Begin
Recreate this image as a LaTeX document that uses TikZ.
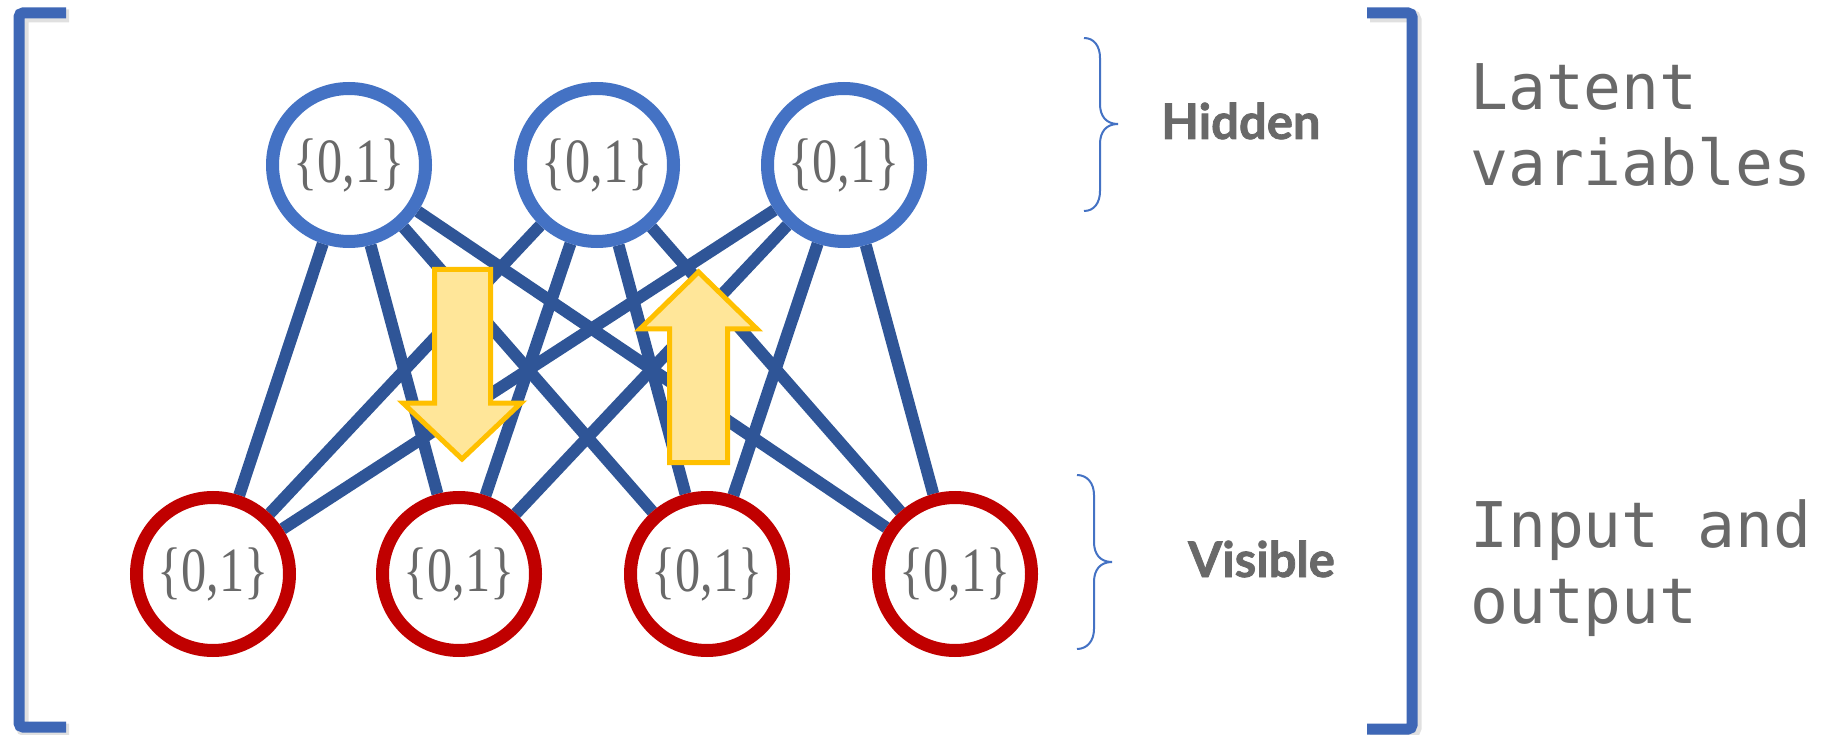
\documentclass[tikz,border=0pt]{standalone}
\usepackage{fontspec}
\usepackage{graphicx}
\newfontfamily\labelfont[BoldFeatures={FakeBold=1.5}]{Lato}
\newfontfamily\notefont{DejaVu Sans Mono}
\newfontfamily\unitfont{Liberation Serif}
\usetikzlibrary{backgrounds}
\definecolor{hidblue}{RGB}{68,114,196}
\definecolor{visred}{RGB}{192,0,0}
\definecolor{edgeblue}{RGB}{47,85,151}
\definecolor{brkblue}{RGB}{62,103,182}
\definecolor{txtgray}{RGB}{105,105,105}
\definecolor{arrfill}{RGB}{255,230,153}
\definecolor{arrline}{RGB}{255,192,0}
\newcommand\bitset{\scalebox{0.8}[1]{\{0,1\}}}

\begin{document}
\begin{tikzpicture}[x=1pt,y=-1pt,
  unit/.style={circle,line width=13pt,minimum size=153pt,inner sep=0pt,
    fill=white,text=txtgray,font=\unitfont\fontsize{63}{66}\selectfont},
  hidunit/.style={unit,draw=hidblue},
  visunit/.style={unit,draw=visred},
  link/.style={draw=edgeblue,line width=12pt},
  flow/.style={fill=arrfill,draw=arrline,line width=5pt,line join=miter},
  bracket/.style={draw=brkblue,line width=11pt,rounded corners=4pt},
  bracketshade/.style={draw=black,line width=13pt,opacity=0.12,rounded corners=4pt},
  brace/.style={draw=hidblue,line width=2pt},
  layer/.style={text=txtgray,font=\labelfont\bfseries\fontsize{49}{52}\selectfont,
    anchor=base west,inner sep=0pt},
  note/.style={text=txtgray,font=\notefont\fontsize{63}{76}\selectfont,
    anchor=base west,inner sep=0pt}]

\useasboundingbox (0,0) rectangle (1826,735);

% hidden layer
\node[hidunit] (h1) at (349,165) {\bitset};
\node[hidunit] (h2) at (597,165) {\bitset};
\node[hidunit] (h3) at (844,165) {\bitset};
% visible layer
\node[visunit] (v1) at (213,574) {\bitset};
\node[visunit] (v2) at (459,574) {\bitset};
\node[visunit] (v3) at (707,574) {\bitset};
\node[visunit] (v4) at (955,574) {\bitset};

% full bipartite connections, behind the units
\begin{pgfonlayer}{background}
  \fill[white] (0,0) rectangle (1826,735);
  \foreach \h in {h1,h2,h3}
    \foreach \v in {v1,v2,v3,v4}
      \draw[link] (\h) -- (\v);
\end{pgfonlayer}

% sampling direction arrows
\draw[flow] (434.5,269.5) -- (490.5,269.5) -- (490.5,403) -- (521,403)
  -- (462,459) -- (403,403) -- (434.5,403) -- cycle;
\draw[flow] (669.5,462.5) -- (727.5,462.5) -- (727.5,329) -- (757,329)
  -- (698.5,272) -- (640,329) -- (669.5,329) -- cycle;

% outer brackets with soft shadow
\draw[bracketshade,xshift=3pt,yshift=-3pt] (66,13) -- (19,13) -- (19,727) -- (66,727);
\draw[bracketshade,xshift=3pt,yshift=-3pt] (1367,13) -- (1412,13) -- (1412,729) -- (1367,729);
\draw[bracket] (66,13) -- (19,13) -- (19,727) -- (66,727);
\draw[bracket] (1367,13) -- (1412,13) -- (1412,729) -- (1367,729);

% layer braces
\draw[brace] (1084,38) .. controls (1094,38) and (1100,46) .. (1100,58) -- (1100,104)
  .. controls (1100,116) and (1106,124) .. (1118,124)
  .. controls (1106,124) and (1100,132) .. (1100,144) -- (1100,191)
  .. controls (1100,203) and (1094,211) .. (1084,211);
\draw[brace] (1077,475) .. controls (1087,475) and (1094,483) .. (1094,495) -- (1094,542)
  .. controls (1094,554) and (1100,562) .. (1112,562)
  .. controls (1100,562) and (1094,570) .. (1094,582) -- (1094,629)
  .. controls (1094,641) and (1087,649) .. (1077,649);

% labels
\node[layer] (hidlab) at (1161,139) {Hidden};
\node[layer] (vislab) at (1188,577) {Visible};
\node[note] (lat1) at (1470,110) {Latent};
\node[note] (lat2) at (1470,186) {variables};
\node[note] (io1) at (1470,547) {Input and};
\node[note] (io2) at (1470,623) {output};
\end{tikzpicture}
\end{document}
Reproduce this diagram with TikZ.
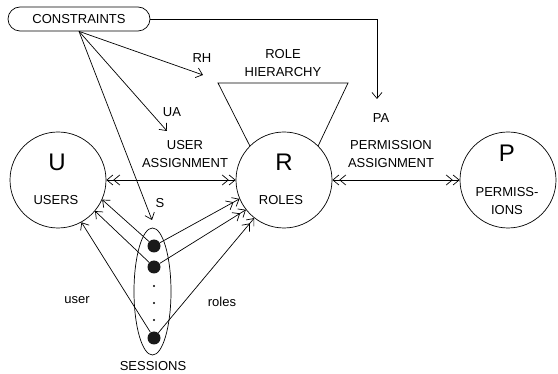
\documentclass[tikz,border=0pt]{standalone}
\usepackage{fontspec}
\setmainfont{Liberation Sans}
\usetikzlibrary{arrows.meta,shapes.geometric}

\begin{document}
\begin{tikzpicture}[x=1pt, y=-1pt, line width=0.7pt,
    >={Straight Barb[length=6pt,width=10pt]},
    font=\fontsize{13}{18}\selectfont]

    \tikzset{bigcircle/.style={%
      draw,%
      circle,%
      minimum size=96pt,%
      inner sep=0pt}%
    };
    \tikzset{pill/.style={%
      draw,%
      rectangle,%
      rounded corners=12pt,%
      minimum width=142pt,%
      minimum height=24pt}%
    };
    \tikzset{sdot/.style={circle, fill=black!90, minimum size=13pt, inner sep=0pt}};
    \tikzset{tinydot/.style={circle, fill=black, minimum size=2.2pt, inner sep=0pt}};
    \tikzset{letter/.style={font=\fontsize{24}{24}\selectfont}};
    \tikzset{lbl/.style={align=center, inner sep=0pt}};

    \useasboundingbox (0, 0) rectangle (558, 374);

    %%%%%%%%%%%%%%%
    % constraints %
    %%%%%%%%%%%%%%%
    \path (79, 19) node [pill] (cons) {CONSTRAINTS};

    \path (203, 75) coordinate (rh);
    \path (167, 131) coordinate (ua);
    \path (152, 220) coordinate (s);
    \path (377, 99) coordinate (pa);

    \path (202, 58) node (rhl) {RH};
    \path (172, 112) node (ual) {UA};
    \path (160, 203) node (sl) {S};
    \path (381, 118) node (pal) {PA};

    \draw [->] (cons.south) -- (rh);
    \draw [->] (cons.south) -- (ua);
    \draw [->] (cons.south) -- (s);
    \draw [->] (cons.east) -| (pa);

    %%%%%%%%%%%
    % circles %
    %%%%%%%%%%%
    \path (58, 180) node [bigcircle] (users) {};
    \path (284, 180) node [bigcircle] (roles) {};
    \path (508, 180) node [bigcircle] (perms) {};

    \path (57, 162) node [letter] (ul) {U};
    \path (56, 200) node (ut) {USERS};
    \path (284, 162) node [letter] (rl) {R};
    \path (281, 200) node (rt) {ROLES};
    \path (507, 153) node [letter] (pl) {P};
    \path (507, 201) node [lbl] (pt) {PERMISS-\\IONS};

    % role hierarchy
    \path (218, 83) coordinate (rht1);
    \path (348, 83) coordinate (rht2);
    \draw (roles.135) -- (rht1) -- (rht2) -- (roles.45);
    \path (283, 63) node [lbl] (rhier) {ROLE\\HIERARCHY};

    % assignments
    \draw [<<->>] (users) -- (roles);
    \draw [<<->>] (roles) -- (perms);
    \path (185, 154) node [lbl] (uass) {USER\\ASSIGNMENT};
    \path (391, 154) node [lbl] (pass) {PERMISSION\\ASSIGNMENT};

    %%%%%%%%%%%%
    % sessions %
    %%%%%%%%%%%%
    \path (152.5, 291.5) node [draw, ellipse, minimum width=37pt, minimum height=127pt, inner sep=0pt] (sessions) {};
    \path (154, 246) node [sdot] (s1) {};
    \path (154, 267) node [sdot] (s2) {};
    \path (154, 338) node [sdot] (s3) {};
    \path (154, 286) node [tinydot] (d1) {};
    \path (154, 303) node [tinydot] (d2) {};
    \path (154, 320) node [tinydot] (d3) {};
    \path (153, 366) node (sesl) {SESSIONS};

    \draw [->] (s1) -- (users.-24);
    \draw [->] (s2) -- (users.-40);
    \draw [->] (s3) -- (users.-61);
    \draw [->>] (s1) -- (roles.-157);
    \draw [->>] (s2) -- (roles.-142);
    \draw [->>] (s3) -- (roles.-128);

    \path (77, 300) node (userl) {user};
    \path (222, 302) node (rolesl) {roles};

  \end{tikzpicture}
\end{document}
End
■ **GIVEN REQUEST**
Do not include pictures. Give again exactly the lines starting at the one with "Reproduce this diagram with TikZ." and ending at the one with "(cons.east) -| (pa);", both included.

■ **SOLUTION FOR THIS TASK**
Reproduce this diagram with TikZ.
\documentclass[tikz,border=0pt]{standalone}
\usepackage{fontspec}
\setmainfont{Liberation Sans}
\usetikzlibrary{arrows.meta,shapes.geometric}

\begin{document}
\begin{tikzpicture}[x=1pt, y=-1pt, line width=0.7pt,
    >={Straight Barb[length=6pt,width=10pt]},
    font=\fontsize{13}{18}\selectfont]

    \tikzset{bigcircle/.style={%
      draw,%
      circle,%
      minimum size=96pt,%
      inner sep=0pt}%
    };
    \tikzset{pill/.style={%
      draw,%
      rectangle,%
      rounded corners=12pt,%
      minimum width=142pt,%
      minimum height=24pt}%
    };
    \tikzset{sdot/.style={circle, fill=black!90, minimum size=13pt, inner sep=0pt}};
    \tikzset{tinydot/.style={circle, fill=black, minimum size=2.2pt, inner sep=0pt}};
    \tikzset{letter/.style={font=\fontsize{24}{24}\selectfont}};
    \tikzset{lbl/.style={align=center, inner sep=0pt}};

    \useasboundingbox (0, 0) rectangle (558, 374);

    %%%%%%%%%%%%%%%
    % constraints %
    %%%%%%%%%%%%%%%
    \path (79, 19) node [pill] (cons) {CONSTRAINTS};

    \path (203, 75) coordinate (rh);
    \path (167, 131) coordinate (ua);
    \path (152, 220) coordinate (s);
    \path (377, 99) coordinate (pa);

    \path (202, 58) node (rhl) {RH};
    \path (172, 112) node (ual) {UA};
    \path (160, 203) node (sl) {S};
    \path (381, 118) node (pal) {PA};

    \draw [->] (cons.south) -- (rh);
    \draw [->] (cons.south) -- (ua);
    \draw [->] (cons.south) -- (s);
    \draw [->] (cons.east) -| (pa);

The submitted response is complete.